Er fühlt sich nicht so.
Herr Schiffer wird nie wissen, warum gerade er. Er ist nicht alt. Er hatte doch vorher nichts. Das widerspricht doch allem, was die Experten gesagt haben. Er wird auch nie wissen, wo er sich angesteckt hat.
Herr Schiffer sagt, man rechnet nicht damit, dass es einen selbst so trifft, und umso schlimmer ist es zu akzeptieren, dass es jetzt so ist.
Ich weiß gar nicht, warum ich immer weinen muss, Heide.
Lass raus, du hast ja viel zu verarbeiten, Wolfgang.
Nächstes Jahr sind sie 30 Jahre verheiratet. 1985 haben sie sich kennengelernt. Schützenfest. Er auf der Bühne, sie davor.
Herr Schiffer hat seinen Sohn gebeten, das Keyboard aus dem Keller zu holen. Es steht jetzt am Esstisch. Gegenüber hängt ein Spruchbild an der Wand: „Eine Familie zu sein heißt: Dein Leben mit Menschen zu teilen, die deine Vergangenheit kennen, an deine Zukunft glauben und dich so lieben, wie du bist!“
Eine Woche hat er sich nicht getraut zu spielen. Weil er Angst hatte, dass seine Finger nicht machen, was sein Kopf will. Eines Tages kommt Frau Schiffer vom Einkaufen. Und er sitzt da und drückt die Tasten. Funktioniert.
Jeden Dienstag und Donnerstag muss Herr Schiffer jetzt zur Physiotherapie. Seine Frau fährt ihn. 20 Minuten macht er dann Übungen mit einem Therapeuten. Stufe rauf, Stufe runter. Gewichtsverlagerung links, Gewichtsverlagerung rechts. Später noch an den Geräten im Studio. Neben Herrn Schiffer ziehen Männer mit vielen Muskeln 90Kilo in die Höhe. Er radelt. Langsam, keuchend.
Es wirkt dann so, als hätten die 56 Tage Koma Herrn Schiffer 20 Jahre älter gemacht.
Er hat Glück, dass es keine kognitiven Schäden sind, sagt sein Physiotherapeut. Das kriegen wir alles wieder hin, das braucht nur Zeit, Herr Schiffer.

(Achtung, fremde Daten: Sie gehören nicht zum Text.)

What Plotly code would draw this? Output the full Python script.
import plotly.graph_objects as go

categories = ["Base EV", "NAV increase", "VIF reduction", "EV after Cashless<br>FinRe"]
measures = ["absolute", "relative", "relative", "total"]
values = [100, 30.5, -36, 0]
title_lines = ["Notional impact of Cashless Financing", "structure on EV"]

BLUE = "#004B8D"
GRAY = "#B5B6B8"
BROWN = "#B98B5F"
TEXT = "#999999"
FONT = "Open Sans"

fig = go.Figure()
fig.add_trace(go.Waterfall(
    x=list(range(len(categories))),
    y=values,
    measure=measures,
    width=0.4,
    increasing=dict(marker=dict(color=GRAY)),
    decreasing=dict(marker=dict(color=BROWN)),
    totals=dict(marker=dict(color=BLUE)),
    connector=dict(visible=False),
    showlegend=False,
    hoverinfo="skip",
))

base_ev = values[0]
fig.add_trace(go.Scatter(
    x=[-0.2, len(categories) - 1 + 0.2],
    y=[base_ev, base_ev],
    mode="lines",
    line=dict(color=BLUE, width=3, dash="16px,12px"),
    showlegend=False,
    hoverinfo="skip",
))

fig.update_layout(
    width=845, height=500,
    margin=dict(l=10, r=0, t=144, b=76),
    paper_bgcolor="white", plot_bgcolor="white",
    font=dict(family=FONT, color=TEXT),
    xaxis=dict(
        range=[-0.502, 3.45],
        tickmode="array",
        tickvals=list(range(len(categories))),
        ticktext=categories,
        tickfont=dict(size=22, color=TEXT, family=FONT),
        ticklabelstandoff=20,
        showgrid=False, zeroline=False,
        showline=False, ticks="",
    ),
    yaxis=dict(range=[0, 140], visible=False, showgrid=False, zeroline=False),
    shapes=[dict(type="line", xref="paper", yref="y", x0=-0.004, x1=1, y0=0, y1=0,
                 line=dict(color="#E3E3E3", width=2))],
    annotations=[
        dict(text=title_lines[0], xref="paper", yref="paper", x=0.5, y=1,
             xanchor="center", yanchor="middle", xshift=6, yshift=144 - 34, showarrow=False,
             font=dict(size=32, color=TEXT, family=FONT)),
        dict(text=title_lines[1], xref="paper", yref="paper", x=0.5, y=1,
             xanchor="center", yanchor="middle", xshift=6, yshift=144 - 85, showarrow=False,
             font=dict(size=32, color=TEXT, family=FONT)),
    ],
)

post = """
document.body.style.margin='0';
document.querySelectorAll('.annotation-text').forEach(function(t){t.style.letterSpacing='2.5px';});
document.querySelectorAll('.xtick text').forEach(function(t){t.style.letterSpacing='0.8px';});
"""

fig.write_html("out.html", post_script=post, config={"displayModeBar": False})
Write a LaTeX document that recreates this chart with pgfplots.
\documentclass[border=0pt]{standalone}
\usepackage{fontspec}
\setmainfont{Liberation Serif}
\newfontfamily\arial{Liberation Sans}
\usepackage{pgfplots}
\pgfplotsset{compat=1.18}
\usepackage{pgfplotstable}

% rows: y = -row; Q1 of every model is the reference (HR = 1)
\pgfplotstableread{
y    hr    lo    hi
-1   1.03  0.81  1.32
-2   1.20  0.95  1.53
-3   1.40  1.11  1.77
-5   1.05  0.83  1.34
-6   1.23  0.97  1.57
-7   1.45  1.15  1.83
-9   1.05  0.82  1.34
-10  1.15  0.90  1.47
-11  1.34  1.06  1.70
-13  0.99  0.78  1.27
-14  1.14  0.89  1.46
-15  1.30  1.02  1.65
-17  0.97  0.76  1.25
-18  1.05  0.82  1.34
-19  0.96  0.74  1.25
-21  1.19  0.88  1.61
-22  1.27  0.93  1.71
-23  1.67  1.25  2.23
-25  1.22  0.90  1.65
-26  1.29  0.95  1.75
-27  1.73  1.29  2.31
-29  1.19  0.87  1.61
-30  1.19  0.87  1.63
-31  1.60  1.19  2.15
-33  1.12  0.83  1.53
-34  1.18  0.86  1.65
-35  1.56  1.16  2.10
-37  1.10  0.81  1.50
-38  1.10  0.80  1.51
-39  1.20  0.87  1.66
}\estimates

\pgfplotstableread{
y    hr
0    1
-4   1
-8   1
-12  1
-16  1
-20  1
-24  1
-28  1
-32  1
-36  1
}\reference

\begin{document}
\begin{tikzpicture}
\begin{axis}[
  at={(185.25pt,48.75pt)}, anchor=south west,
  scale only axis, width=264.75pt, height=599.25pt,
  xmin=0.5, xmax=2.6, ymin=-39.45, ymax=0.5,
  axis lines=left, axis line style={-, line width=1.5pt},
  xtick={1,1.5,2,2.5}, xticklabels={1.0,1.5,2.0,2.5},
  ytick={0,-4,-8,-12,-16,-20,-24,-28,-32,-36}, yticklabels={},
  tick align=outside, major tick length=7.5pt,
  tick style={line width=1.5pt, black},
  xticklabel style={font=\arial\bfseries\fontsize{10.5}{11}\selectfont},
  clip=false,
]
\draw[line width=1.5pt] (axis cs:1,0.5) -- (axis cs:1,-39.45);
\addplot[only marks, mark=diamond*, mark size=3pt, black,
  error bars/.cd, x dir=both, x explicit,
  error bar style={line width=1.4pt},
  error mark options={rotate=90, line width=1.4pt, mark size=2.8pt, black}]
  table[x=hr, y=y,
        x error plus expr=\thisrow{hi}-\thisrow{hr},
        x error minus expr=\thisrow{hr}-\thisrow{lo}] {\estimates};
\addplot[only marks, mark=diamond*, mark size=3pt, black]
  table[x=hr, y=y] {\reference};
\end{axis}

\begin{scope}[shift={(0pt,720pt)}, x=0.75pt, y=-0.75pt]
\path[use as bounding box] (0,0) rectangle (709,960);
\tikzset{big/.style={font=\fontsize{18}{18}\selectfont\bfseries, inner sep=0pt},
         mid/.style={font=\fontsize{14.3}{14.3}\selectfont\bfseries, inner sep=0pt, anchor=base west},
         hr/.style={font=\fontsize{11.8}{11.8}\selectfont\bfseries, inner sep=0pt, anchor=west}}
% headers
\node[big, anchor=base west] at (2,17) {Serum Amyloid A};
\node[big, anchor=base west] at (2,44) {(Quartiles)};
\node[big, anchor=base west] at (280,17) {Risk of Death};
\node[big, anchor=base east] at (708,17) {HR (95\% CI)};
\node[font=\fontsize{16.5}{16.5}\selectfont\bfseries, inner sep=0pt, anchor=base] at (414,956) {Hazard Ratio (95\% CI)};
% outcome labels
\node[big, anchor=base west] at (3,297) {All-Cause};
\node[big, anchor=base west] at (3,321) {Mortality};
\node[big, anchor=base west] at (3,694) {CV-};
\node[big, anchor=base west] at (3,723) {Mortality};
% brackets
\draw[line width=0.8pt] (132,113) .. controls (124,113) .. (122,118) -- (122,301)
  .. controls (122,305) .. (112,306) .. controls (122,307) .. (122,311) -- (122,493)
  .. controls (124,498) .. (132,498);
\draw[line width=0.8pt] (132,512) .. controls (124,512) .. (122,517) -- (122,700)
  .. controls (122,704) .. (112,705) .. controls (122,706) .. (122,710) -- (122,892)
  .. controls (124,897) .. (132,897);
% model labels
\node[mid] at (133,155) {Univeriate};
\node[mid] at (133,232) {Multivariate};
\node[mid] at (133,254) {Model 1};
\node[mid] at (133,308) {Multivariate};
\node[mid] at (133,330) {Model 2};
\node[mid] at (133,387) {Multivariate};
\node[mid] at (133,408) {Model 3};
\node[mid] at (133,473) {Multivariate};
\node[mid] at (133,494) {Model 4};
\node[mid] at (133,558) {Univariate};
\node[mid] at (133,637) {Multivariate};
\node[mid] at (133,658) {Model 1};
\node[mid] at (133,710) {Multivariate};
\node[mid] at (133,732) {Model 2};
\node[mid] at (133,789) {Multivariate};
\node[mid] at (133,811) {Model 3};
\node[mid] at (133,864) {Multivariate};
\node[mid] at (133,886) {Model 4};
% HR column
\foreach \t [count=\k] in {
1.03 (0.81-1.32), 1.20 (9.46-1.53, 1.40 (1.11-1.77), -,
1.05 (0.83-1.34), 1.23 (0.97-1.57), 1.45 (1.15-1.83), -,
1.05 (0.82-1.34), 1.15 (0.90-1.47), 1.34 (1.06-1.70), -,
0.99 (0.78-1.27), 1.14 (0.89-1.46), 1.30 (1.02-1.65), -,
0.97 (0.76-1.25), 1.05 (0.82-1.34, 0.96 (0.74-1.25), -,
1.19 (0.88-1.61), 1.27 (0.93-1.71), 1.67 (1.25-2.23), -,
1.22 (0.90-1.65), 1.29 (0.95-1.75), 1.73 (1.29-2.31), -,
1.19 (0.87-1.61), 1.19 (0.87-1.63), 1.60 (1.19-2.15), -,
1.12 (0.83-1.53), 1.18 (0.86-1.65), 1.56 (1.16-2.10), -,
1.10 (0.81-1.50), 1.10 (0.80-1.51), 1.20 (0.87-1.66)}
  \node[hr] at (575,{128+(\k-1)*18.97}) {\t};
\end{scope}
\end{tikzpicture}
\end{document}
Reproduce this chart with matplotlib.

Aber Sie sind ja ein Kämpfer.
Es ist ja alles da, es muss nur wieder funktionieren, sagt Herr Schiffer. Sie holt ihn ab. Komm, Wolfgang. Hält ihm die Hand hin, will ihn zum Auto führen. Nein, sagt er. Das muss auch langsam mal alleine gehen.
Dieser Artikel stammt aus unserem Archiv und wurde zuerst im September 2020 veröffentlicht.